# Summary Discussion – Difference in Minimum Payments

Updated on September 29, 2011

An example of differences in interest rates: A borrower has \$5,000 in credit card debt. Assuming that the minimum monthly calculations are equal to the monthly interest charged + 1% of the balance each month, the following scenarios would apply (Used Calculator on BankRate - link not provided due to HubPages warning):

8% INTEREST RATE:

Minimum monthly payment = \$83.33
Payoff = 248 months (20 years, 8 months)
Total cost of interest: \$2,986.55

Alternative Fixed payments of \$125/mo.

Payoff = 47 months (3 years, 11 months)
Total cost of interest: \$834.91

Alternative payment offers a total interest savings of \$2,151.64 with a payoff 16 years, 9 months sooner for \$41.67 more a month.

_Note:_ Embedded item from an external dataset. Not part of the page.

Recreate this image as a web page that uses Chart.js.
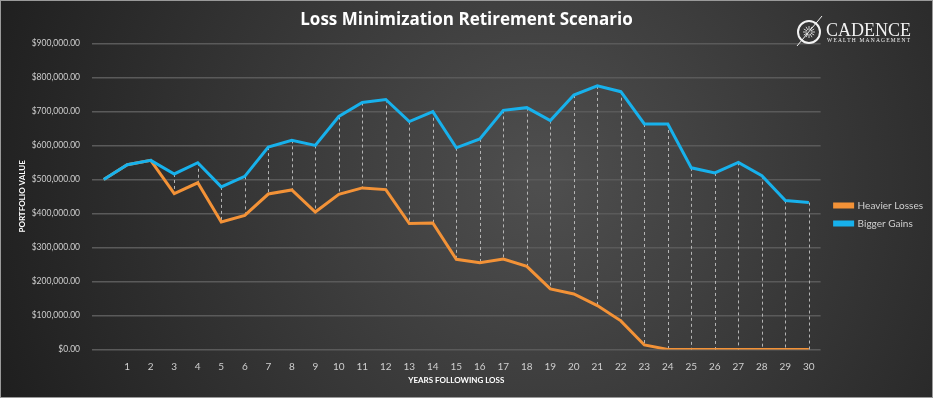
<!DOCTYPE html>
<html>
<head>
<meta charset="utf-8">
<script src="https://cdn.jsdelivr.net/npm/chart.js@4"></script>
<style>
  html, body { margin: 0; padding: 0; background: #222; }
  #wrap { width: 933px; height: 398px; }
</style>
</head>
<body>
<div id="wrap"><canvas id="lossChart" width="933" height="398"></canvas></div>
<script>
const years = ['', '1', '2', '3', '4', '5', '6', '7', '8', '9', '10', '11', '12', '13', '14', '15',
  '16', '17', '18', '19', '20', '21', '22', '23', '24', '25', '26', '27', '28', '29', '30'];

const heavierLosses = [500000, 543000, 556000, 458000, 490000, 375000, 394000, 457000, 469000, 404000,
  456000, 475000, 470000, 370000, 372000, 265000, 255000, 266000, 244000, 178000,
  163000, 129000, 84000, 13000, 0, 0, 0, 0, 0, 0, 0];

const biggerGains = [500000, 543000, 556000, 516000, 549000, 478000, 509000, 595000, 615000, 600000,
  685000, 726000, 735000, 670000, 699000, 593000, 619000, 703000, 711000, 673000,
  748000, 775000, 758000, 663000, 663000, 534000, 519000, 550000, 511000, 438000, 432000];

const FONT = "Lato, 'Open Sans', sans-serif";

// dark radial background + frame
const backdrop = {
  id: "backdrop",
  beforeDraw(chart) {
    const { ctx, width, height } = chart;
    ctx.save();
    const g = ctx.createRadialGradient(width * 0.58, height * 0.45, 10, width * 0.58, height * 0.45, width * 0.62);
    g.addColorStop(0, "#4e4e4e");
    g.addColorStop(1, "#1f1f1f");
    ctx.fillStyle = g;
    ctx.fillRect(0, 0, width, height);
    ctx.strokeStyle = "#9a9a9a";
    ctx.lineWidth = 1;
    ctx.strokeRect(0.5, 0.5, width - 1, height - 1);
    ctx.restore();
  }
};

// dashed high-low lines between the two series
const dropLines = {
  id: "dropLines",
  beforeDatasetsDraw(chart) {
    const { ctx, scales: { x, y } } = chart;
    ctx.save();
    ctx.strokeStyle = "#b5b5b5";
    ctx.lineWidth = 1;
    ctx.setLineDash([3, 3]);
    heavierLosses.forEach((v, i) => {
      const hi = Math.max(v, biggerGains[i]);
      const lo = Math.min(v, biggerGains[i]);
      if (hi === lo) return;
      const px = Math.round(x.getPixelForValue(i)) + 0.5;
      ctx.beginPath();
      ctx.moveTo(px, y.getPixelForValue(hi));
      ctx.lineTo(px, y.getPixelForValue(lo));
      ctx.stroke();
    });
    ctx.restore();
  }
};

// push the legend down a little, like the original
const legendNudge = {
  id: "legendNudge",
  afterLayout(chart) {
    chart.legend.top += 15;
    chart.legend.bottom += 15;
  }
};

// rotated y-axis caption + company mark
const extras = {
  id: "extras",
  afterDraw(chart) {
    const { ctx, chartArea } = chart;
    ctx.save();
    ctx.translate(22, (chartArea.top + chartArea.bottom) / 2);
    ctx.rotate(-Math.PI / 2);
    ctx.fillStyle = "#ffffff";
    ctx.font = "bold 8px " + FONT;
    ctx.textAlign = "center";
    ctx.textBaseline = "middle";
    ctx.fillText("PORTFOLIO VALUE", 0, 0);
    ctx.restore();

    ctx.save();
    ctx.strokeStyle = "#f2f2f2";
    ctx.lineWidth = 2;
    ctx.beginPath();
    ctx.arc(809, 32, 11, 0, Math.PI * 2);
    ctx.stroke();
    ctx.lineWidth = 1;
    ctx.strokeStyle = "#cfcfcf";
    for (let a = 0; a < 12; a++) {
      const t = a * Math.PI / 6;
      ctx.beginPath();
      ctx.moveTo(809 + Math.cos(t) * 2, 32 + Math.sin(t) * 2);
      ctx.lineTo(809 + Math.cos(t) * 6, 32 + Math.sin(t) * 6);
      ctx.stroke();
    }
    ctx.strokeStyle = "#f2f2f2";
    ctx.beginPath();
    ctx.moveTo(797, 46);
    ctx.lineTo(822, 16);
    ctx.stroke();
    ctx.fillStyle = "#f2f2f2";
    ctx.font = "18px 'Liberation Serif', 'DejaVu Serif', serif";
    ctx.textBaseline = "alphabetic";
    ctx.fillText("CADENCE", 826, 36);
    ctx.font = "5.5px 'Liberation Serif', 'DejaVu Serif', serif";
    if ("letterSpacing" in ctx) ctx.letterSpacing = "1.2px";
    ctx.fillText("WEALTH MANAGEMENT", 827, 42);
    ctx.restore();
  }
};

new Chart(document.getElementById("lossChart"), {
  type: "line",
  data: {
    labels: years,
    datasets: [{
      label: "Heavier Losses",
      data: heavierLosses,
      borderColor: "#f39237",
      backgroundColor: "#f39237",
      borderWidth: 3,
      pointRadius: 0,
      tension: 0,
      order: 1
    }, {
      label: "Bigger Gains",
      data: biggerGains,
      borderColor: "#17b1ec",
      backgroundColor: "#17b1ec",
      borderWidth: 3,
      pointRadius: 0,
      tension: 0,
      order: 0
    }]
  },
  options: {
    responsive: false,
    animation: false,
    layout: { padding: { top: 10, right: 0, bottom: 9, left: 0 } },
    plugins: {
      title: {
        display: true,
        text: "Loss Minimization Retirement Scenario",
        color: "#ffffff",
        font: { family: "'Open Sans', Lato, sans-serif", size: 17, weight: "bold" },
        padding: { top: 0, bottom: 13 }
      },
      legend: {
        position: "right",
        labels: {
          color: "#d0d0d0",
          font: { family: FONT, size: 10 },
          boxWidth: 18,
          boxHeight: 3,
          padding: 8,
          sort: (a, b) => a.datasetIndex - b.datasetIndex
        }
      },
      tooltip: { enabled: false }
    },
    scales: {
      x: {
        offset: true,
        grid: { display: false },
        border: { display: false },
        ticks: { color: "#cfcfcf", font: { family: FONT, size: 10 }, maxRotation: 0, autoSkip: false },
        title: {
          display: true,
          text: "YEARS FOLLOWING LOSS",
          color: "#ffffff",
          font: { family: FONT, size: 8, weight: "bold" },
          padding: { top: 0 }
        }
      },
      y: {
        min: 0,
        max: 900000,
        grid: { color: "#5a5a5a", lineWidth: 1.5, drawTicks: false },
        border: { display: false },
        afterFit: s => { s.width = 92; },
        ticks: {
          stepSize: 100000,
          color: "#cfcfcf",
          padding: 12,
          font: { family: FONT, size: 8.5 },
          callback: v => "$" + v.toLocaleString("en-US", { minimumFractionDigits: 2, maximumFractionDigits: 2 })
        }
      },
      gap: {
        type: "linear",
        position: "right",
        display: true,
        grid: { display: false },
        border: { display: false },
        ticks: { display: false },
        afterFit: s => { s.width = 6; }
      }
    }
  },
  plugins: [backdrop, dropLines, legendNudge, extras]
});
</script>
</body>
</html>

18% INTEREST RATE (10% INCREASE AS IMPLEMENTED BY CAPITAL ONE):

Minimum monthly payment = \$125
Payoff = 273 months (22 years, 9 months)
Total cost of interest: \$6,923.14

Unwarranted rate increase costs borrower \$6,088.23 (based on Alternative Fixed Payment from 8% Example Above) and extends the length of payments 18 years, 10 months – this calculation is based on the assumption that the Prime Rate as published by the Wall Street Journal remains flat (which has historically fluctuated – see, The Hidden Danger of Carrying Revolving Debt on Variable Rate Credit Cards for a more detailed explanation).[1]